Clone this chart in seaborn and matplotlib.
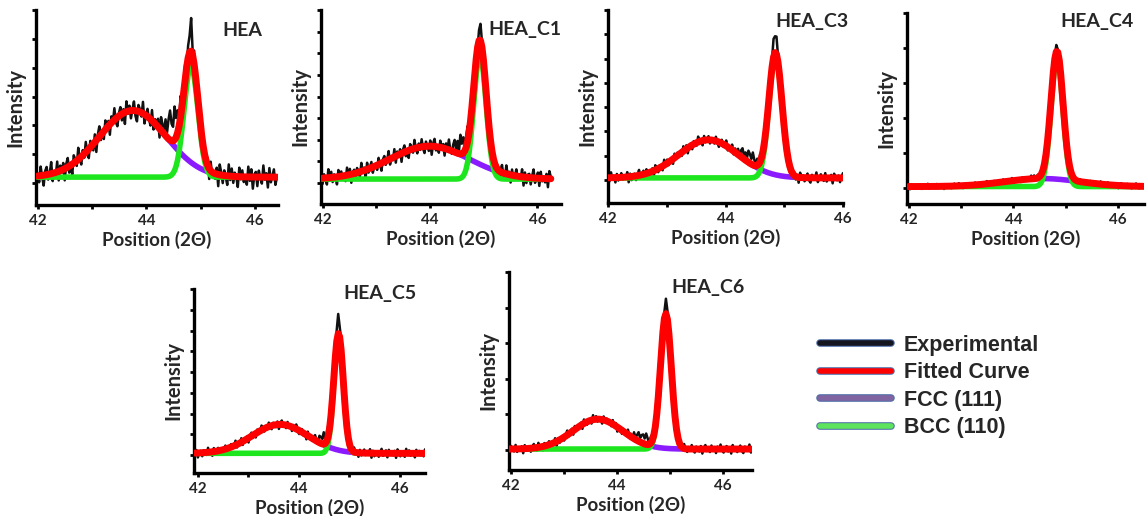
import numpy as np
import pandas as pd
import matplotlib
matplotlib.use("Agg")
import matplotlib.pyplot as plt
import matplotlib.patheffects as pe
from matplotlib.lines import Line2D
import seaborn as sns

# echantillons et parametres de pics (intensite en u.a.)
samples = ['HEA', 'HEA_C1', 'HEA_C3', 'HEA_C4', 'HEA_C5', 'HEA_C6']
x_start = [42.0, 42.0, 42.0, 42.0, 41.95, 41.98]
x_end = [46.40, 46.25, 46.0, 46.48, 46.50, 46.52]
baseline = [6, 4, 2, 1.7, 1.7, 1.0]
fcc_center = [43.75, 43.99, 43.71, 44.55, 43.63, 43.64]
fcc_height = [67, 33, 38, 8, 29, 30]
fcc_fwhm = [1.45, 1.75, 1.2, 1.7, 1.3, 1.1]
bcc_center = [44.82, 44.93, 44.85, 44.83, 44.79, 44.92]
bcc_height = [112, 125, 122, 128, 117, 135]
bcc_fwhm = [0.30, 0.27, 0.26, 0.27, 0.22, 0.24]
# ecarts de la mesure par rapport au fit : epaulement vers 44.5 et pointe au sommet
shoulder_center = [44.50, 44.60, 44.40, 44.50, 44.55, 44.50]
shoulder_height = [22, 12, 8, 2, 8, 8]
spike_height = [22, 11, 19, 5, 16, 13]
noise_scale = [1.3, 0.95, 0.6, 0.3, 0.5, 0.5]
noise_shift = [0, 37, 71, 103, 19, 88]
# bruit de mesure (saisi a la main)
noise = [2, -5, 7, -1, -8, 3, 6, -4, 0, 9, -6, 1, -3, 8, -7, 4, -2, 5, -9, 3,
         7, -5, 1, -8, 6, 2, -4, 9, -1, -6, 4, -3, 8, -2, -7, 5, 0, -5, 6, -9,
         3, 8, -4, 1, -6, 7, -2, 4, -8, 5, -1, 9, -3, -7, 2, 6, -5, 3, -9, 8,
         -2, 4, -6, 1, 7, -4, -8, 5, 2, -3, 9, -7, 0, 6, -1, -5, 8, -6, 3, -2,
         5, -9, 7, 1, -4, 4, -7, 2, 8, -3, -6, 9, -1, 3, -8, 6, -5, 0, 7, -4,
         1, -2, 8, -9, 5, -6, 3, 4, -7, 2, 9, -5, -1, 6, -8, 7, -3, 1, -4, 5,
         -9, 8, 2, -6, 4, -1, -7, 9, -3, 6, -5, 3, 0, -8, 7, -2, 5, -4, 1, -6,
         8, -3, 6, -9, 2, 4, -7, 5, -1, -5, 9, -2, 3, -8, 7, -4, 1, 6, -6, 0]

# mise en page (pixels de la figure 1148x516) et axes
W, H = 1148, 516
boxes = [(36, 278, 10, 205), (321, 561, 10, 204), (608, 843, 10, 203),
         (907, 1144, 13, 204), (194, 425, 289, 473), (509, 752, 272, 470)]
xlims = [(41.97, 46.42), (41.97, 46.44), (42.0, 46.0), (41.97, 46.49), (41.93, 46.5), (41.97, 46.54)]
ylims = [(-22, 174), (-21, 173.6), (-23, 169.4), (-15.7, 175), (-18, 166.4), (-20, 178.5)]
ystep = [29, 21.7, 24.2, 35, 20.8, 35.7]
title_pos = [(242, 30), (525, 30), (812, 22), (1097, 22), (380, 293), (708, 287)]

col_exp, col_fit, col_fcc, col_bcc = '#111111', '#ff0000', '#8b1aff', '#1ee61e'
font = 'Lato'


def gauss(x, c, a, fwhm):
    s = fwhm / 2.3548
    return a * np.exp(-0.5 * ((x - c) / s) ** 2)


sns.set_theme(style='ticks')
plt.rcParams['font.family'] = [font, 'DejaVu Sans']
plt.rcParams['font.weight'] = 'bold'

fig = plt.figure(figsize=(W / 100, H / 100), dpi=100)

for i, name in enumerate(samples):
    l, r, t, b = boxes[i]
    ax = fig.add_axes([l / W, 1 - b / H, (r - l) / W, (b - t) / H])
    x = np.linspace(x_start[i], x_end[i], len(noise))
    fcc = baseline[i] + gauss(x, fcc_center[i], fcc_height[i], fcc_fwhm[i])
    bcc = baseline[i] + gauss(x, bcc_center[i], bcc_height[i], bcc_fwhm[i])
    fit = fcc + bcc - baseline[i]
    exp = (fit + gauss(x, shoulder_center[i], shoulder_height[i], 0.3)
           + gauss(x, bcc_center[i], spike_height[i], 0.09)
           + noise_scale[i] * np.roll(np.array(noise, dtype=float), noise_shift[i]))
    df = pd.DataFrame({'x': x, 'exp': exp, 'fit': fit, 'fcc': fcc, 'bcc': bcc})

    sns.lineplot(data=df, x='x', y='exp', ax=ax, color=col_exp, linewidth=1.8, zorder=1,
                 estimator=None, sort=False)
    sns.lineplot(data=df, x='x', y='fcc', ax=ax, color=col_fcc, linewidth=4.0, zorder=2,
                 estimator=None, sort=False)
    sns.lineplot(data=df, x='x', y='bcc', ax=ax, color=col_bcc, linewidth=4.0, zorder=3,
                 estimator=None, sort=False)
    sns.lineplot(data=df, x='x', y='fit', ax=ax, color=col_fit, linewidth=5.0, zorder=4,
                 estimator=None, sort=False)

    ax.set_xlim(*xlims[i])
    ax.set_ylim(*ylims[i])
    ax.set_xticks([42, 44, 46])
    ax.set_xticks([43, 45], minor=True)
    ax.set_yticks(np.arange(0, ylims[i][1] + 0.5, ystep[i]))
    ax.set_yticklabels([])
    ax.tick_params(which='both', direction='out', length=3, width=2, color='black',
                   labelsize=11, pad=3.5)
    for lab in ax.get_xticklabels():
        lab.set_fontweight('bold')
    for side in ['top', 'right']:
        ax.spines[side].set_visible(False)
    for side in ['left', 'bottom']:
        ax.spines[side].set_linewidth(2.4)
        ax.spines[side].set_color('black')
    ax.set_xlabel('Position (2Θ)', fontsize=13.5, fontweight='bold', labelpad=2)
    ax.set_ylabel('Intensity', fontsize=14.5, fontweight='bold', labelpad=1)
    ax.set_facecolor('none')
    tx, ty = title_pos[i]
    fig.text(tx / W, 1 - ty / H, name, fontsize=14, fontweight='bold',
             ha='center', va='center')

# legende
leg_cols = ['#151520', '#ff0000', '#8064a2', '#5ee35e']
leg_labels = ['Experimental', 'Fitted Curve', 'FCC (111)', 'BCC (110)']
handles = [Line2D([0], [0], color=c, linewidth=4,
                  path_effects=[pe.Stroke(linewidth=5.5, foreground='#4f6fa8'), pe.Normal()])
           for c in leg_cols]
leg = fig.legend(handles, leg_labels, loc='upper left', bbox_to_anchor=(820 / W, 1 - 335 / H),
                 frameon=False, borderpad=0, borderaxespad=0, handlelength=3.3,
                 handletextpad=0.6, labelspacing=0.3,
                 prop={'family': 'Liberation Sans', 'weight': 'bold', 'size': 15.5})

fig.savefig('out.png', dpi=100)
◆ ◆ ◆ ◆ ◆ ◆ ◆
What you will do> Repeat the material verbatim. Do not carry over any picture.

Solution below>
Clone this chart in seaborn and matplotlib.
import numpy as np
import pandas as pd
import matplotlib
matplotlib.use("Agg")
import matplotlib.pyplot as plt
import matplotlib.patheffects as pe
from matplotlib.lines import Line2D
import seaborn as sns

# echantillons et parametres de pics (intensite en u.a.)
samples = ['HEA', 'HEA_C1', 'HEA_C3', 'HEA_C4', 'HEA_C5', 'HEA_C6']
x_start = [42.0, 42.0, 42.0, 42.0, 41.95, 41.98]
x_end = [46.40, 46.25, 46.0, 46.48, 46.50, 46.52]
baseline = [6, 4, 2, 1.7, 1.7, 1.0]
fcc_center = [43.75, 43.99, 43.71, 44.55, 43.63, 43.64]
fcc_height = [67, 33, 38, 8, 29, 30]
fcc_fwhm = [1.45, 1.75, 1.2, 1.7, 1.3, 1.1]
bcc_center = [44.82, 44.93, 44.85, 44.83, 44.79, 44.92]
bcc_height = [112, 125, 122, 128, 117, 135]
bcc_fwhm = [0.30, 0.27, 0.26, 0.27, 0.22, 0.24]
# ecarts de la mesure par rapport au fit : epaulement vers 44.5 et pointe au sommet
shoulder_center = [44.50, 44.60, 44.40, 44.50, 44.55, 44.50]
shoulder_height = [22, 12, 8, 2, 8, 8]
spike_height = [22, 11, 19, 5, 16, 13]
noise_scale = [1.3, 0.95, 0.6, 0.3, 0.5, 0.5]
noise_shift = [0, 37, 71, 103, 19, 88]
# bruit de mesure (saisi a la main)
noise = [2, -5, 7, -1, -8, 3, 6, -4, 0, 9, -6, 1, -3, 8, -7, 4, -2, 5, -9, 3,
         7, -5, 1, -8, 6, 2, -4, 9, -1, -6, 4, -3, 8, -2, -7, 5, 0, -5, 6, -9,
         3, 8, -4, 1, -6, 7, -2, 4, -8, 5, -1, 9, -3, -7, 2, 6, -5, 3, -9, 8,
         -2, 4, -6, 1, 7, -4, -8, 5, 2, -3, 9, -7, 0, 6, -1, -5, 8, -6, 3, -2,
         5, -9, 7, 1, -4, 4, -7, 2, 8, -3, -6, 9, -1, 3, -8, 6, -5, 0, 7, -4,
         1, -2, 8, -9, 5, -6, 3, 4, -7, 2, 9, -5, -1, 6, -8, 7, -3, 1, -4, 5,
         -9, 8, 2, -6, 4, -1, -7, 9, -3, 6, -5, 3, 0, -8, 7, -2, 5, -4, 1, -6,
         8, -3, 6, -9, 2, 4, -7, 5, -1, -5, 9, -2, 3, -8, 7, -4, 1, 6, -6, 0]

# mise en page (pixels de la figure 1148x516) et axes
W, H = 1148, 516
boxes = [(36, 278, 10, 205), (321, 561, 10, 204), (608, 843, 10, 203),
         (907, 1144, 13, 204), (194, 425, 289, 473), (509, 752, 272, 470)]
xlims = [(41.97, 46.42), (41.97, 46.44), (42.0, 46.0), (41.97, 46.49), (41.93, 46.5), (41.97, 46.54)]
ylims = [(-22, 174), (-21, 173.6), (-23, 169.4), (-15.7, 175), (-18, 166.4), (-20, 178.5)]
ystep = [29, 21.7, 24.2, 35, 20.8, 35.7]
title_pos = [(242, 30), (525, 30), (812, 22), (1097, 22), (380, 293), (708, 287)]

col_exp, col_fit, col_fcc, col_bcc = '#111111', '#ff0000', '#8b1aff', '#1ee61e'
font = 'Lato'


def gauss(x, c, a, fwhm):
    s = fwhm / 2.3548
    return a * np.exp(-0.5 * ((x - c) / s) ** 2)


sns.set_theme(style='ticks')
plt.rcParams['font.family'] = [font, 'DejaVu Sans']
plt.rcParams['font.weight'] = 'bold'

fig = plt.figure(figsize=(W / 100, H / 100), dpi=100)

for i, name in enumerate(samples):
    l, r, t, b = boxes[i]
    ax = fig.add_axes([l / W, 1 - b / H, (r - l) / W, (b - t) / H])
    x = np.linspace(x_start[i], x_end[i], len(noise))
    fcc = baseline[i] + gauss(x, fcc_center[i], fcc_height[i], fcc_fwhm[i])
    bcc = baseline[i] + gauss(x, bcc_center[i], bcc_height[i], bcc_fwhm[i])
    fit = fcc + bcc - baseline[i]
    exp = (fit + gauss(x, shoulder_center[i], shoulder_height[i], 0.3)
           + gauss(x, bcc_center[i], spike_height[i], 0.09)
           + noise_scale[i] * np.roll(np.array(noise, dtype=float), noise_shift[i]))
    df = pd.DataFrame({'x': x, 'exp': exp, 'fit': fit, 'fcc': fcc, 'bcc': bcc})

    sns.lineplot(data=df, x='x', y='exp', ax=ax, color=col_exp, linewidth=1.8, zorder=1,
                 estimator=None, sort=False)
    sns.lineplot(data=df, x='x', y='fcc', ax=ax, color=col_fcc, linewidth=4.0, zorder=2,
                 estimator=None, sort=False)
    sns.lineplot(data=df, x='x', y='bcc', ax=ax, color=col_bcc, linewidth=4.0, zorder=3,
                 estimator=None, sort=False)
    sns.lineplot(data=df, x='x', y='fit', ax=ax, color=col_fit, linewidth=5.0, zorder=4,
                 estimator=None, sort=False)

    ax.set_xlim(*xlims[i])
    ax.set_ylim(*ylims[i])
    ax.set_xticks([42, 44, 46])
    ax.set_xticks([43, 45], minor=True)
    ax.set_yticks(np.arange(0, ylims[i][1] + 0.5, ystep[i]))
    ax.set_yticklabels([])
    ax.tick_params(which='both', direction='out', length=3, width=2, color='black',
                   labelsize=11, pad=3.5)
    for lab in ax.get_xticklabels():
        lab.set_fontweight('bold')
    for side in ['top', 'right']:
        ax.spines[side].set_visible(False)
    for side in ['left', 'bottom']:
        ax.spines[side].set_linewidth(2.4)
        ax.spines[side].set_color('black')
    ax.set_xlabel('Position (2Θ)', fontsize=13.5, fontweight='bold', labelpad=2)
    ax.set_ylabel('Intensity', fontsize=14.5, fontweight='bold', labelpad=1)
    ax.set_facecolor('none')
    tx, ty = title_pos[i]
    fig.text(tx / W, 1 - ty / H, name, fontsize=14, fontweight='bold',
             ha='center', va='center')

# legende
leg_cols = ['#151520', '#ff0000', '#8064a2', '#5ee35e']
leg_labels = ['Experimental', 'Fitted Curve', 'FCC (111)', 'BCC (110)']
handles = [Line2D([0], [0], color=c, linewidth=4,
                  path_effects=[pe.Stroke(linewidth=5.5, foreground='#4f6fa8'), pe.Normal()])
           for c in leg_cols]
leg = fig.legend(handles, leg_labels, loc='upper left', bbox_to_anchor=(820 / W, 1 - 335 / H),
                 frameon=False, borderpad=0, borderaxespad=0, handlelength=3.3,
                 handletextpad=0.6, labelspacing=0.3,
                 prop={'family': 'Liberation Sans', 'weight': 'bold', 'size': 15.5})

fig.savefig('out.png', dpi=100)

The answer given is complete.